At the time of this nation’s founding, slavery was a global sin committed by black, white, brown and yellow sinners across the planet. Black people in Africa owned white (and black) slaves. Black people in America, as early as the 1600s, owned black (and white) slaves. That’s not a typographical error. Black people in America owned black and white slaves.
The United States of America, because of the Declaration of Independence and the U.S. Constitution, was actually a global leader in abolishing slavery. As writer and historian Thomas Sowell has repeatedly pointed out, long after the U.S. Emancipation Proclamation, blacks in Northern Africa still bought, sold and utilized white slaves.
Slavery was a global phenemenon. Economies were reliant on it. You couldn’t just snap your fingers and make that kind of global tradition go away. The world still hasn’t rid itself of slavery.

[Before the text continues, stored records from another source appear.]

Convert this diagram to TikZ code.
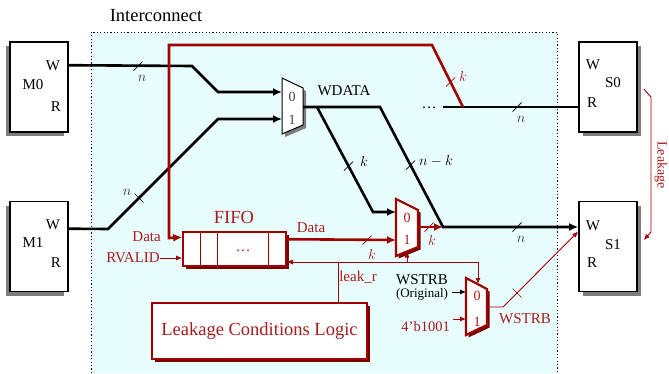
\documentclass[tikz,border=0pt]{standalone}
\usepackage{fontspec}
\setmainfont{Liberation Serif}
\usetikzlibrary{arrows.meta,calc,shadows}
\definecolor{dred}{RGB}{158,0,0}
\definecolor{tred}{RGB}{165,28,28}
\definecolor{bgcyan}{RGB}{232,253,253}
\definecolor{shgray}{RGB}{125,125,125}
\tikzset{
  txt/.style={inner sep=0pt, font=\fontsize{15}{18}\selectfont},
  bigtxt/.style={inner sep=0pt, font=\fontsize{18.5}{22}\selectfont},
  smalltxt/.style={inner sep=0pt, font=\fontsize{13}{15}\selectfont},
  redtxt/.style={txt, text=tred},
  lbl/.style={inner sep=0pt, font=\fontsize{15}{18}\selectfont, text=black!80},
  muxlbl/.style={inner sep=0pt, font=\fontsize{14}{16}\selectfont},
  wire/.style={line width=2.6pt, black},
  rwire/.style={line width=2.6pt, dred},
  twire/.style={line width=0.9pt, dred},
  bk/.style={-{Latex[length=9pt,width=8pt]}},
  rk/.style={-{Latex[length=9pt,width=8pt]}},
  tk/.style={-{Latex[length=6pt,width=5pt]}},
  masterbox/.style={draw, line width=1.6pt, fill=white, minimum width=58pt, minimum height=90pt, inner sep=0pt,
    general shadow={fill=shgray, shadow xshift=-4pt, shadow yshift=-4pt}},
  slavebox/.style={draw, line width=1.6pt, fill=white, minimum width=58pt, minimum height=90pt, inner sep=0pt,
    general shadow={fill=shgray, shadow xshift=4pt, shadow yshift=-4pt}},
  redbox/.style={draw=dred, line width=1.6pt, fill=white, inner sep=0pt,
    general shadow={fill=dred!75!black, shadow xshift=3pt, shadow yshift=-3pt}},
  muxblack/.style={draw, line width=1pt, fill=white,
    general shadow={fill=shgray, shadow xshift=3pt, shadow yshift=-3pt}},
  muxred/.style={draw=dred, line width=2.2pt, fill=white, line join=miter,
    general shadow={fill=dred!75!black, shadow xshift=2.5pt, shadow yshift=-2.5pt}},
  fslash/.pic={\draw[line width=0.7pt] (-4.5,4.5) -- (4.5,-4.5);},
  bslash/.pic={\draw[line width=0.7pt] (-4.5,-4.5) -- (4.5,4.5);},
}
\begin{document}
\begin{tikzpicture}[x=1pt,y=-1pt]
\useasboundingbox (0,0) rectangle (669,373);
% interconnect region
\fill[bgcyan] (91,32) rectangle (557,373);
\draw[line width=1pt, dash pattern=on 1.2pt off 2.2pt] (91,373) -- (91,32) -- (557,32) -- (557,373);
\node[bigtxt] (ictitle) at (156,16) {Interconnect};

% masters and slaves
\node[masterbox] (M0) at (39,87) {};
\node[masterbox] (M1) at (39,246.5) {};
\node[slavebox] (S0) at (608,87) {};
\node[slavebox] (S1) at (608,246.5) {};
\node[txt] (m0w) at (53,66) {W};
\node[txt] (m0n) at (33,85) {M0};
\node[txt] (m0r) at (56,107) {R};
\node[txt] (m1w) at (53,225) {W};
\node[txt] (m1n) at (33,243) {M1};
\node[txt] (m1r) at (56,263) {R};
\node[txt] (s0w) at (593,65) {W};
\node[txt] (s0n) at (613,83) {S0};
\node[txt] (s0r) at (592,103) {R};
\node[txt] (s1w) at (593,226) {W};
\node[txt] (s1n) at (613,245) {S1};
\node[txt] (s1r) at (592,263) {R};

% mux A (WDATA)
\draw[muxblack] (282,78) -- (303,88) -- (303,125) -- (282,134) -- cycle;
\coordinate (ma0) at (282,92);
\coordinate (ma1) at (282,119);
\coordinate (mao) at (303,107);
\node[muxlbl, text=black!75] (ma0l) at (292,97) {0};
\node[muxlbl, text=black!75] (ma1l) at (292,120) {1};
\node[txt] (wdata) at (344,91) {WDATA};

% FIFO
\node[redbox, minimum width=103pt, minimum height=34pt] (FIFO) at (234.5,249) {};
\draw[dred, line width=1.2pt] ($(FIFO.north west)+(18,0)$) -- ($(FIFO.south west)+(18,0)$);
\draw[dred, line width=1.2pt] ($(FIFO.north west)+(35,0)$) -- ($(FIFO.south west)+(35,0)$);
\draw[dred, line width=1.2pt] ($(FIFO.north east)+(-18,0)$) -- ($(FIFO.south east)+(-18,0)$);
\node[redtxt, anchor=base] (fdots) at (243,251) {\dots};
\node[bigtxt, text=tred] (fifol) at (234,217) {FIFO};

% mux B (red data mux)
\draw[muxred] (396,199) -- (418,210) -- (418,247) -- (396,256) -- cycle;
\coordinate (mb0) at (396,212);
\coordinate (mb1) at (396,240);
\coordinate (mbo) at (418,227);
\coordinate (mbs) at (407,251.5);
\node[muxlbl, text=tred] (mb0l) at (407,218) {0};
\node[muxlbl, text=tred] (mb1l) at (407,240) {1};

% mux C (WSTRB)
\draw[muxred] (466,278) -- (487,289) -- (487,325) -- (466,335) -- cycle;
\coordinate (mc0) at (466,292);
\coordinate (mc1) at (466,319);
\coordinate (mco) at (487,307);
\coordinate (mcs) at (478,284);
\node[muxlbl, text=tred] (mc0l) at (477,296) {0};
\node[muxlbl, text=tred] (mc1l) at (477,322) {1};

% Leakage conditions logic
\node[redbox, minimum width=215pt, minimum height=56pt, text=tred, font=\fontsize{18.5}{22}\selectfont] (LCL) at (259.5,331) {Leakage Conditions Logic};

% junctions
\coordinate (jn) at (443,227);
\coordinate (s0j) at (463,107);
\coordinate (lk) at (338,262);

% black data wires
\draw[wire,bk] ($(M0.north east)+(0,24)$) -- (192,66) -- (218,92) -- (ma0);
\draw[wire,bk] ($(M1.north east)+(0,28)$) -- (108,229) -- (218,119) -- (ma1);
\draw[wire,bk] (mao) -- (380,107) -- (jn) -- (S1.west |- jn);
\draw[wire,bk] (317,107) -- (373,212) -- (mb0);
\draw[wire] (443,107) -- (S0.west |- s0j);
\node[txt, anchor=base] (sdots) at (429,108) {\dots};

% red wires
\draw[rwire,rk,line join=miter] (s0j) -- (432,45) -- (169,45) -- (169,238) -- ($(FIFO.north west)+(0,6)$);
\draw[rwire,rk] ($(FIFO.north east)+(0,8)$) -- (mb1);
\draw[rwire,rk] (mbo) -- (jn);
\node[redtxt, anchor=east] (din) at (161,237) {Data};
\node[redtxt] (dout) at (311,228) {Data};
\node[redtxt, anchor=east] (rv) at (160,258) {RVALID};
\draw[twire,tk] (rv.east) -- (FIFO.west |- rv.east);

% leak_r wiring
\draw[twire] (lk |- LCL.north) -- (lk);
\draw[twire,tk] (lk) -- (FIFO.east |- lk);
\draw[twire,tk] (lk) -- (mcs |- lk) -- (mcs);
\draw[twire,tk] (mbs |- lk) -- (mbs);
\node[redtxt] (leakr) at (358,277) {leak\_r};

% WSTRB mux inputs / output
\node[txt] (wso) at (422,280) {WSTRB};
\node[smalltxt] (orig) at (422,294) {(Original)};
\draw[line width=0.9pt, tk] ($(orig.east |- mc0)+(4,0)$) -- (mc0);
\node[redtxt, font=\fontsize{14.5}{17}\selectfont, anchor=east] (cst) at (450,327) {4'b1001};
\draw[twire,tk] ($(cst.east |- mc1)+(3,0)$) -- (mc1);
\draw[twire,tk] (mco) -- (503,307) -- ($(S1.west)+(0,-15)$);
\node[redtxt] (wsr) at (525,319) {WSTRB};

% leakage arrow
\draw[twire,tk] ($(S0.east)+(6,2)$) -- (651,97) -- (651,232) -- ($(S1.east)+(6,-6.5)$);
\node[inner sep=0pt, text=tred, rotate=-90, font=\fontsize{14}{16}\selectfont] (leakl) at (661,165) {Leakage};

% bus width marks
\pic at (138,66) {fslash};
\node[lbl] (n1) at (142,78) {$n$};
\pic at (139,198) {bslash};
\node[lbl] (n2) at (127,192) {$n$};
\pic at (348.5,166) {fslash};
\node[lbl, text=black] (k1) at (364,161) {$k$};
\pic at (410.5,165) {fslash};
\node[lbl, text=black] (nk) at (436,161) {$n-k$};
\pic[color=dred] at (450.5,82) {fslash};
\node[lbl, text=tred] (k2) at (463,76) {$k$};
\pic at (517,107) {fslash};
\node[lbl] (n3) at (521,119) {$n$};
\pic at (517,227) {fslash};
\node[lbl] (n4) at (521,239) {$n$};
\pic[color=dred] at (367,240) {fslash};
\node[lbl, text=tred] (k3) at (372,254) {$k$};
\pic[color=dred] at (429,227) {fslash};
\node[lbl, text=tred] (k4) at (432,240) {$k$};
\pic[color=dred] at (517,293) {bslash};
\end{tikzpicture}
\end{document}
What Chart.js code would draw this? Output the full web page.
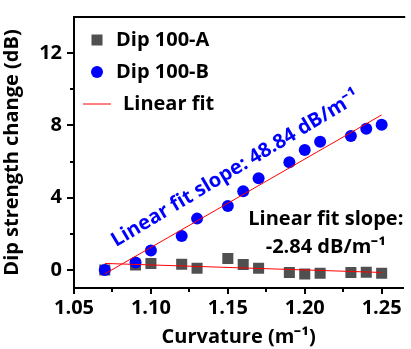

But we have and did. And we did it before most of the rest of the civilized world because our imperfect Founding Fathers had foresight.
They created a system of governance based on guiding principles that allows our nation to evolve faster than others. America is plagued by systemic evolution, not systemic racism.
Does racism and unfairness exist in America? Hell, yes! They exist everywhere. Thank God our system of governance and the principles established at our founding are the most effective tools in fighting racism and unfairness.
Thank God we have systemic evolution.
Kaepernick critics dug up a handful of his old tweets celebrating the Fourth of July and the American military. The tweets I saw were from 2011. Kap has certainly evolved over the past decade. He’s a different person.
Humans evolve. Nations don’t? America, a collection of humans, hasn’t evolved?
What is with us as black Americans that we think slavery and racial victimhood are central to our identity? Why? Every race of human beings has been a slave and an enslaver.
On Saturday, someone close to me texted me Douglass’ What to the Slave Is the Fourth of July speech. I responded: “Are you a slave? I’m not. I’m a Christian.”
I respect the history of my ancestors. I take pride in our rise. But slavery does not remotely define my identity. It doesn’t tell you anything about me. I don’t look at the world through the eyes of a slave.
In 1852, when Douglass gave his speech, he appropriately characterized the Fourth of July as a great big lie, a failure to live up to the words printed at the founding of this nation.
In 2020, given all that we know and all the blood spilled in pursuit of the ideals Jefferson expressed, the Declaration of Independence is the most important document in the African-American journey.
Without it, we might be like West Africa, Haiti, Pakistan, India and other places and countries that have yet to rid themselves of slavery.